In 2011, two moms in New York got into a slapping fight over a package of Trader Joe's brand frozen vegan pad Thai with tofu. It wasn't even the Trader Joe's paneer tikka masala or the heat-and-eat falafel, but I still get it. TJ's brings out passions.
There are the haters, sure, but toss out the chipotle-flavored hummus or the meatloaf muffins as a conversational gambit and some folks get a zealot's glintiness.
What's so great about Trader Joe's?
Forget Two Buck Chuck. It's a red herring, a canard even. The Charles Shaw pinot grigio isn't even two bucks anymore, and if you drink it with dinner every night for a month (which I have), you're done with it. Finito. Trader Joe's magic isn't cheapness. It's weirdness.

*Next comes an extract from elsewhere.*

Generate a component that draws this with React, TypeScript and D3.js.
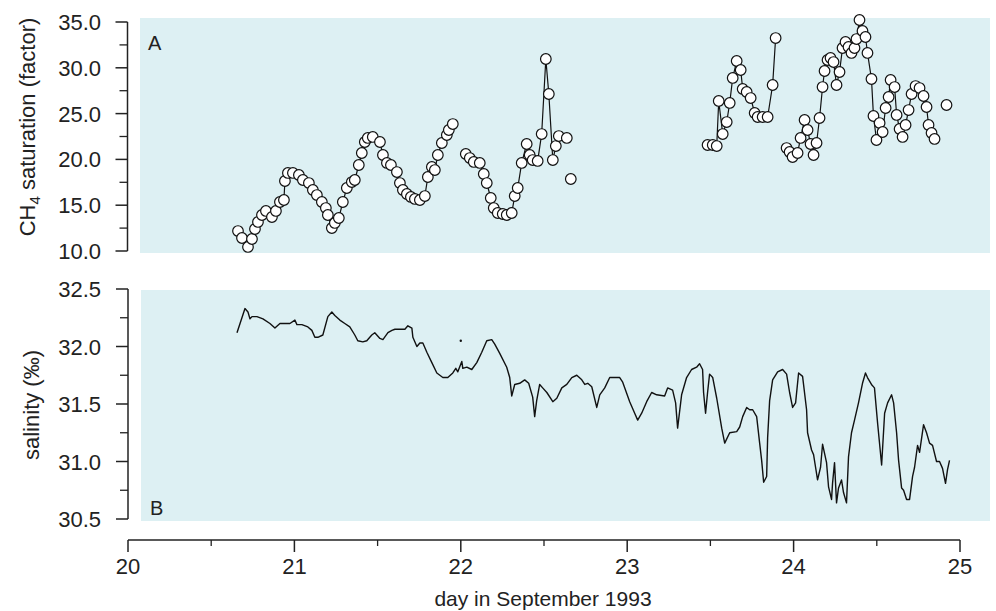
import React from 'react';
import * as d3 from 'd3';

// ---------- data ----------
const xTickValues = [20, 21, 22, 23, 24, 25];
const ch4TickValues = [10, 15, 20, 25, 30, 35];
const salTickValues = [30.5, 31.0, 31.5, 32.0, 32.5];

// CH4 saturation, continuous runs (connected by a line)
const ch4DaysA = [20.661, 20.685, 20.721, 20.745, 20.763, 20.781, 20.805, 20.829, 20.865, 20.889, 20.913, 20.937, 20.943, 20.961, 20.991, 21.027, 21.051, 21.087, 21.111, 21.135, 21.165, 21.189, 21.201, 21.225, 21.243, 21.267, 21.291, 21.315, 21.345, 21.363, 21.387, 21.405, 21.423, 21.441, 21.471, 21.514, 21.532, 21.556, 21.580, 21.616, 21.634, 21.652, 21.676, 21.700, 21.724, 21.754, 21.784, 21.802, 21.826, 21.844, 21.862, 21.886, 21.916, 21.928, 21.952];
const ch4ValsA = [12.18, 11.42, 10.44, 11.31, 12.40, 13.17, 13.93, 14.37, 13.71, 14.37, 15.35, 15.57, 17.64, 18.52, 18.52, 18.30, 17.75, 17.42, 16.66, 16.11, 15.35, 14.69, 13.93, 12.51, 13.06, 13.60, 15.35, 16.88, 17.53, 17.75, 19.39, 20.70, 21.90, 22.34, 22.45, 21.90, 20.48, 19.61, 19.39, 18.62, 17.42, 16.66, 16.22, 15.90, 15.68, 15.57, 16.00, 18.08, 19.17, 18.84, 20.48, 21.79, 22.66, 23.21, 23.86];

const ch4DaysB = [22.030, 22.054, 22.078, 22.114, 22.138, 22.156, 22.180, 22.198, 22.222, 22.252, 22.276, 22.306, 22.324, 22.342, 22.366, 22.396, 22.414, 22.432, 22.462, 22.486, 22.511, 22.529, 22.553, 22.571, 22.589, 22.637];
const ch4ValsB = [20.59, 20.15, 19.72, 19.61, 18.41, 17.42, 15.79, 14.69, 14.15, 14.04, 13.93, 14.15, 16.00, 16.88, 19.61, 21.68, 20.48, 19.93, 19.83, 22.77, 30.96, 27.14, 19.93, 21.46, 22.55, 22.34];

const ch4DaysC = [23.483, 23.514, 23.538, 23.550, 23.574, 23.598, 23.616, 23.634, 23.658, 23.682, 23.694, 23.718, 23.742, 23.766, 23.784, 23.814, 23.844, 23.874, 23.892];
const ch4ValsC = [21.57, 21.57, 21.46, 26.38, 22.77, 24.08, 26.16, 28.89, 30.74, 29.76, 27.69, 27.36, 26.70, 25.07, 24.63, 24.63, 24.63, 28.12, 33.25];

const ch4DaysD = [23.958, 23.976, 23.994, 24.024, 24.042, 24.066, 24.084, 24.102, 24.120, 24.138, 24.156, 24.174, 24.186, 24.204, 24.222, 24.240, 24.258, 24.276, 24.294, 24.312, 24.330, 24.348, 24.366, 24.378, 24.396, 24.414, 24.432, 24.444, 24.468, 24.480, 24.498, 24.517, 24.535, 24.553, 24.571, 24.583, 24.607, 24.619, 24.637, 24.655, 24.673, 24.691, 24.709, 24.733, 24.757, 24.781, 24.799, 24.811, 24.829, 24.847];
const ch4ValsD = [21.24, 20.81, 20.26, 20.70, 22.34, 24.30, 23.21, 21.68, 20.48, 21.79, 24.52, 27.90, 29.65, 30.85, 31.07, 30.63, 28.12, 29.54, 32.16, 32.82, 32.27, 31.62, 32.16, 33.14, 35.22, 34.02, 33.36, 31.62, 28.78, 24.74, 22.12, 23.97, 22.99, 25.61, 26.81, 28.67, 27.90, 24.85, 23.32, 22.45, 23.76, 25.39, 27.14, 28.01, 27.79, 26.92, 25.72, 23.76, 22.88, 22.23];

// CH4 single, unconnected samples
const ch4LoneDays = [22.661, 24.919];
const ch4LoneVals = [17.86, 25.94];

// Salinity record
const salDays = [20.655, 20.703, 20.721, 20.733, 20.745, 20.775, 20.811, 20.853, 20.883, 20.913, 20.943, 20.973, 21.003, 21.015, 21.045, 21.081, 21.105, 21.123, 21.141, 21.171, 21.201, 21.225, 21.243, 21.273, 21.303, 21.333, 21.363, 21.381, 21.411, 21.435, 21.465, 21.483, 21.514, 21.532, 21.562, 21.586, 21.604, 21.634, 21.664, 21.682, 21.706, 21.712, 21.736, 21.754, 21.772, 21.796, 21.826, 21.856, 21.892, 21.922, 21.952, 21.970, 21.982, 22.006, 22.012, 22.036, 22.066, 22.096, 22.126, 22.156, 22.186, 22.204, 22.234, 22.276, 22.294, 22.306, 22.324, 22.354, 22.384, 22.408, 22.432, 22.444, 22.456, 22.474, 22.492, 22.517, 22.553, 22.577, 22.607, 22.637, 22.667, 22.697, 22.727, 22.745, 22.763, 22.787, 22.817, 22.835, 22.865, 22.895, 22.955, 22.973, 23.015, 23.045, 23.063, 23.087, 23.117, 23.147, 23.177, 23.225, 23.243, 23.273, 23.291, 23.303, 23.327, 23.357, 23.387, 23.417, 23.435, 23.453, 23.459, 23.471, 23.483, 23.495, 23.514, 23.538, 23.568, 23.586, 23.616, 23.658, 23.676, 23.694, 23.718, 23.736, 23.754, 23.778, 23.796, 23.808, 23.820, 23.838, 23.844, 23.856, 23.874, 23.904, 23.934, 23.958, 23.976, 23.994, 24.012, 24.030, 24.054, 24.078, 24.084, 24.108, 24.120, 24.132, 24.144, 24.162, 24.174, 24.186, 24.198, 24.210, 24.228, 24.234, 24.246, 24.258, 24.270, 24.288, 24.300, 24.318, 24.330, 24.348, 24.366, 24.390, 24.414, 24.432, 24.444, 24.468, 24.486, 24.505, 24.529, 24.547, 24.565, 24.589, 24.601, 24.619, 24.631, 24.649, 24.661, 24.679, 24.697, 24.715, 24.727, 24.745, 24.757, 24.781, 24.799, 24.817, 24.835, 24.859, 24.877, 24.895, 24.913, 24.925, 24.937];
const salValues = [32.12, 32.33, 32.30, 32.24, 32.26, 32.26, 32.24, 32.20, 32.16, 32.20, 32.20, 32.20, 32.23, 32.19, 32.19, 32.17, 32.14, 32.08, 32.08, 32.10, 32.26, 32.30, 32.27, 32.23, 32.20, 32.17, 32.10, 32.05, 32.04, 32.05, 32.10, 32.12, 32.07, 32.06, 32.12, 32.14, 32.15, 32.15, 32.15, 32.18, 32.16, 32.08, 32.00, 32.03, 32.03, 31.95, 31.86, 31.77, 31.73, 31.73, 31.77, 31.81, 31.78, 31.87, 31.81, 31.82, 31.80, 31.86, 31.95, 32.05, 32.06, 32.02, 31.94, 31.82, 31.73, 31.57, 31.67, 31.68, 31.71, 31.68, 31.56, 31.39, 31.53, 31.67, 31.64, 31.60, 31.52, 31.55, 31.64, 31.67, 31.73, 31.75, 31.71, 31.67, 31.68, 31.65, 31.47, 31.58, 31.64, 31.73, 31.73, 31.69, 31.52, 31.42, 31.36, 31.42, 31.52, 31.60, 31.58, 31.57, 31.64, 31.62, 31.51, 31.29, 31.58, 31.73, 31.80, 31.82, 31.85, 31.80, 31.60, 31.42, 31.60, 31.76, 31.73, 31.55, 31.29, 31.16, 31.25, 31.26, 31.30, 31.39, 31.47, 31.45, 31.45, 31.39, 31.16, 31.01, 30.82, 30.87, 31.21, 31.53, 31.71, 31.78, 31.80, 31.76, 31.60, 31.47, 31.51, 31.77, 31.74, 31.45, 31.25, 31.10, 31.06, 30.95, 30.84, 30.95, 31.15, 31.07, 30.99, 30.78, 30.67, 30.81, 30.99, 30.64, 30.77, 30.84, 30.73, 30.64, 31.04, 31.25, 31.36, 31.51, 31.68, 31.77, 31.73, 31.67, 31.64, 31.33, 30.97, 31.42, 31.51, 31.58, 31.51, 31.25, 31.01, 30.77, 30.75, 30.67, 30.67, 30.87, 30.95, 31.14, 31.08, 31.32, 31.25, 31.16, 31.14, 31.00, 31.00, 30.94, 30.81, 30.93, 31.01];
const salStrayDays = [22.0];
const salStrayValues = [32.05];

// ---------- chart ----------
const W = 996;
const H = 611;
const FONT = '"Liberation Sans", Arial, Helvetica, sans-serif';
const BG = '#ddf0f3';

export default function App() {
  const x = d3.scaleLinear().domain([20, 25]).range([128, 960]);
  const yA = d3.scaleLinear().domain([10, 35]).range([251, 22]);
  const yB = d3.scaleLinear().domain([30.5, 32.5]).range([519, 289]);
  const fmt = d3.format('.1f');

  const runs = [
    [ch4DaysA, ch4ValsA],
    [ch4DaysB, ch4ValsB],
    [ch4DaysC, ch4ValsC],
    [ch4DaysD, ch4ValsD],
  ];
  const lineA = d3.line<[number, number]>().x(d => x(d[0])).y(d => yA(d[1]));
  const lineB = d3.line<[number, number]>().x(d => x(d[0])).y(d => yB(d[1]));

  const allPts: [number, number][] = [];
  runs.forEach(([ds, vs]) => ds.forEach((d, i) => allPts.push([d, vs[i]])));
  ch4LoneDays.forEach((d, i) => allPts.push([d, ch4LoneVals[i]]));

  const salPts: [number, number][] = salDays.map((d, i) => [d, salValues[i]]);

  const axisA = 127.5;
  const axisB = 128;
  const xAxisY = 540;

  const minorA = d3.range(12.5, 35, 5);
  const minorB = d3.range(30.75, 32.5, 0.5);
  const minorX = d3.range(20.5, 25, 1);

  return (
    <svg width={W} height={H} style={{ position: 'absolute', left: 0, top: 0, background: '#fff' }}
      fontFamily={FONT}>
      {/* panel backgrounds */}
      <rect x={140} y={18} width={850} height={235} fill={BG} />
      <rect x={141} y={290} width={849} height={231} fill={BG} />

      {/* panel A axis */}
      <line x1={axisA} x2={axisA} y1={yA(35)} y2={yA(10)} stroke="#222" strokeWidth={1.5} />
      {ch4TickValues.map(t => (
        <g key={'ta' + t}>
          <line x1={axisA - 12} x2={axisA} y1={yA(t)} y2={yA(t)} stroke="#222" strokeWidth={1.5} />
          <text x={101} y={yA(t) + 8} fontSize={22} textAnchor="end" fill="#222">{fmt(t)}</text>
        </g>
      ))}
      {minorA.map(t => (
        <line key={'ma' + t} x1={axisA - 8} x2={axisA} y1={yA(t)} y2={yA(t)} stroke="#222" strokeWidth={1.3} />
      ))}
      <text transform="translate(35,127) rotate(-90)" fontSize={22} textAnchor="middle" fill="#222">
        CH<tspan fontSize={15} dy={5}>4</tspan><tspan dy={-5}> saturation (factor)</tspan>
      </text>
      <text x={148} y={50} fontSize={20} fill="#222">A</text>

      {/* panel A data */}
      {runs.map(([ds, vs], k) => (
        <path key={'run' + k} d={lineA(ds.map((d, i) => [d, vs[i]] as [number, number])) || ''}
          fill="none" stroke="#111" strokeWidth={1.2} />
      ))}
      {allPts.map((p, i) => (
        <circle key={'c' + i} cx={x(p[0])} cy={yA(p[1])} r={5.3} fill="#fff" stroke="#111" strokeWidth={1.2} />
      ))}

      {/* panel B axis */}
      <line x1={axisB} x2={axisB} y1={yB(32.5)} y2={yB(30.5)} stroke="#222" strokeWidth={1.5} />
      {salTickValues.map(t => (
        <g key={'tb' + t}>
          <line x1={axisB - 12} x2={axisB} y1={yB(t)} y2={yB(t)} stroke="#222" strokeWidth={1.5} />
          <text x={101} y={yB(t) + 8} fontSize={22} textAnchor="end" fill="#222">{fmt(t)}</text>
        </g>
      ))}
      {minorB.map(t => (
        <line key={'mb' + t} x1={axisB - 8} x2={axisB} y1={yB(t)} y2={yB(t)} stroke="#222" strokeWidth={1.3} />
      ))}
      <text transform="translate(39,405) rotate(-90)" fontSize={22} textAnchor="middle" fill="#222">
        salinity (‰)
      </text>
      <text x={150} y={515} fontSize={20} fill="#222">B</text>

      {/* panel B data */}
      <path d={lineB(salPts) || ''} fill="none" stroke="#111" strokeWidth={1.4} strokeLinejoin="round" />
      {salStrayDays.map((d, i) => (
        <circle key={'s' + i} cx={x(d)} cy={yB(salStrayValues[i])} r={1.2} fill="#111" />
      ))}

      {/* x axis */}
      <line x1={x(20)} x2={x(25)} y1={xAxisY} y2={xAxisY} stroke="#222" strokeWidth={1.5} />
      {xTickValues.map(t => (
        <g key={'tx' + t}>
          <line x1={x(t)} x2={x(t)} y1={xAxisY} y2={xAxisY + 12} stroke="#222" strokeWidth={1.5} />
          <text x={x(t)} y={574} fontSize={22} textAnchor="middle" fill="#222">{t}</text>
        </g>
      ))}
      {minorX.map(t => (
        <line key={'mx' + t} x1={x(t)} x2={x(t)} y1={xAxisY} y2={xAxisY + 6} stroke="#222" strokeWidth={1.3} />
      ))}
      <text x={543} y={606} fontSize={21} textAnchor="middle" fill="#222">day in September 1993</text>
    </svg>
  );
}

Employees, mostly shaggy-looking twentysomethings with the gift of gab, dress in goofy Hawaiian shirts with name tags. They high-five. They have dental plans and make good money. They dole out stickers to kids and will cheerily give you a refund if you're dissatisfied with a purchase.
But what's to be dissatisfied about? Where a normal grocery store might have 50,000 items on the shelves, TJ's has only about 4,000, most of them store brand. They may only have four kinds of peanut butter, but every one of them brings something zesty to a PBJ. Staff "product developers" rack up the frequent flyer miles, nibbling their way through street foods from Saigon to Bangladesh on R&D missions, tweaking and refining flavors to bring them to the American market. Some say Trader Joe's genius is predicting the turns Americans' ever-more-adventuresome palates will take. I say they are leading the way, the pied piper of lemongrass and harissa.
Where was I? Sorry, I got thinking about the Thai lime-and-chile cashews. Those dang cashews.
I have an illustrative story. Sitting in the stands on a bitterly rainy winter day in Cary, N.C., for the NCAA men's soccer finals, I saw them: People in front of us were eating Oreo-like sandwich cookies, minty and dipped in chocolate, out of a Trader Joe's box. One of TJ's finest achievements. All of a sudden I didn't care whether UVa won. I didn't care about the rain, or the fact that I couldn't feel my fingers, or that we had a plane to catch. I had to have those cookies. We drove, defying traffic laws and nearly those of gravity, dumping out dirty laundry to fill a suitcase with TJ's chips and cookies and dips and treats.
Florida is nice. It has lovely wading birds and no state income tax. But until recently, there have been blots. Naples, now Sarasota — come on TJ's, keep going. Mama needs her cashews.